Pubdate: Fri, 09 May 2008
Source: North Bay Nugget (CN ON)
Copyright: 2008 North Bay Nugget
Author: Chris Buors


Letter writer Bill Taylor (Readers Views, Monday) would likely support
the army doing a house-by-house search for drugs given that is the
equivalent of locking down a school for a drug search. Worse, implying
that kids who experiment with pleasure drugs are somehow dirty is
repulsive to say the least.

Teen smoking has been going on for a couple of hundred years and no
one unleashed the dogs on school children over that deadly habit. But
that was when the state was our servant and not our moral master like
it is today.

Canadians could unleash a total state in the war on drugs. Or we could
repeal drug prohibition. Those who put their trust in a total state
have been disappointed many times in the past. I would sooner put my
faith in liberty and truth than a total state bent on moral
cleanliness. The Christian Crusades, The Spanish Inquisition and Nazi
Germany were all scapegoat persecutions that enjoyed the powers of a
total state in accomplishing their goals. The drug war will belong to
the same category; a vast drama of scapegoat persecution that enjoyed
strong public support in the name of moral righteousness.

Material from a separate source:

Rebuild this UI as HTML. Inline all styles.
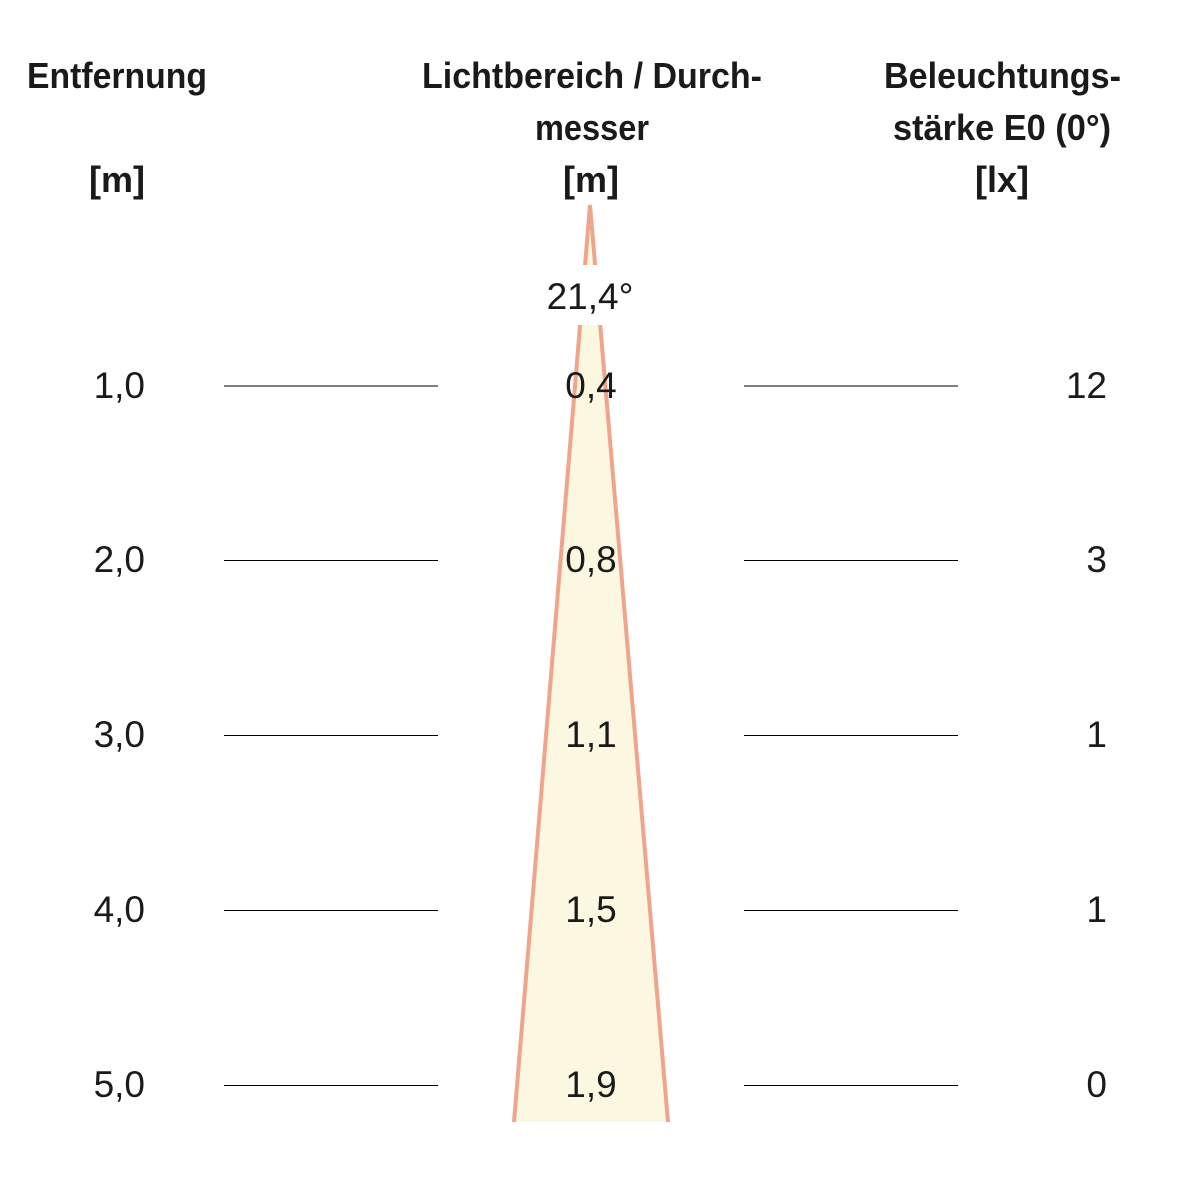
<!DOCTYPE html>
<html><head><meta charset="utf-8"><style>html,body{margin:0;padding:0;background:#fff}svg{display:block}</style></head>
<body>
<svg width="1182" height="1182" viewBox="0 0 1182 1182" xmlns="http://www.w3.org/2000/svg" font-family="'Liberation Sans Narrow','Liberation Sans',sans-serif" fill="#1a1a1a">
<polygon points="590,205 514,1122 668,1122" fill="#fcf7e0"/>
<polyline points="514,1122 590,205 668,1122" fill="none" stroke="#f0a48c" stroke-width="4" stroke-linejoin="miter"/>
<rect x="500" y="265" width="180" height="60" fill="#fff"/>
<g stroke="#000" stroke-width="1">
<line x1="224" y1="386" x2="438" y2="386"/><line x1="744" y1="386" x2="958" y2="386"/>
<line x1="224" y1="560.5" x2="438" y2="560.5"/><line x1="744" y1="560.5" x2="958" y2="560.5"/>
<line x1="224" y1="735.5" x2="438" y2="735.5"/><line x1="744" y1="735.5" x2="958" y2="735.5"/>
<line x1="224" y1="910.5" x2="438" y2="910.5"/><line x1="744" y1="910.5" x2="958" y2="910.5"/>
<line x1="224" y1="1085.5" x2="438" y2="1085.5"/><line x1="744" y1="1085.5" x2="958" y2="1085.5"/>
</g>
<g font-weight="bold" font-size="36">
<text x="27" y="88" textLength="180" lengthAdjust="spacingAndGlyphs">Entfernung</text>
<text x="117" y="192" text-anchor="middle">[m]</text>
<text x="422" y="88" textLength="340" lengthAdjust="spacingAndGlyphs">Lichtbereich / Durch-</text>
<text x="535" y="140" textLength="114" lengthAdjust="spacingAndGlyphs">messer</text>
<text x="591" y="192" text-anchor="middle">[m]</text>
<text x="884" y="88" textLength="237" lengthAdjust="spacingAndGlyphs">Beleuchtungs-</text>
<text x="893" y="140" textLength="218" lengthAdjust="spacingAndGlyphs">stärke E0 (0°)</text>
<text x="1002" y="192" text-anchor="middle">[lx]</text>
</g>
<g font-size="37">
<text x="590" y="309" text-anchor="middle">21,4°</text>
<text x="145" y="398" text-anchor="end">1,0</text>
<text x="145" y="572" text-anchor="end">2,0</text>
<text x="145" y="747" text-anchor="end">3,0</text>
<text x="145" y="922" text-anchor="end">4,0</text>
<text x="145" y="1097" text-anchor="end">5,0</text>
<text x="591" y="398" text-anchor="middle">0,4</text>
<text x="591" y="572" text-anchor="middle">0,8</text>
<text x="591" y="747" text-anchor="middle">1,1</text>
<text x="591" y="922" text-anchor="middle">1,5</text>
<text x="591" y="1097" text-anchor="middle">1,9</text>
<text x="1107" y="398" text-anchor="end">12</text>
<text x="1107" y="572" text-anchor="end">3</text>
<text x="1107" y="747" text-anchor="end">1</text>
<text x="1107" y="922" text-anchor="end">1</text>
<text x="1107" y="1097" text-anchor="end">0</text>
</g>
</svg>
</body></html>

Bill Taylor gives us an insight into why scapegoat persecutions of the
past raged on. One can never be too secure from whatever perceived
threats. Yes the vice of drug taking will go on, but, in a free
country, you have to be prepared to live with the vices of others lest
your own vices don't become criminalized too. Those who seek to abuse
the law as a shortcut to the 1,000 year sin-free existence that is
said will bring about the Second Coming have not rested for 2,000
years and are unlikely to ever rest. It is for that reason that Thomas
Jefferson told us that the price we must pay for liberty is eternal
vigilance against such pious moralizations.

We are supposed to have a separation of church and state in Canada.
Sending the police in to do the work of the clergy was a mistake in
the first place. Drug taking is a personal responsibility that is none
of the neighbours' business, just like it is none of your business if
the neighbour has a drink when he pleases.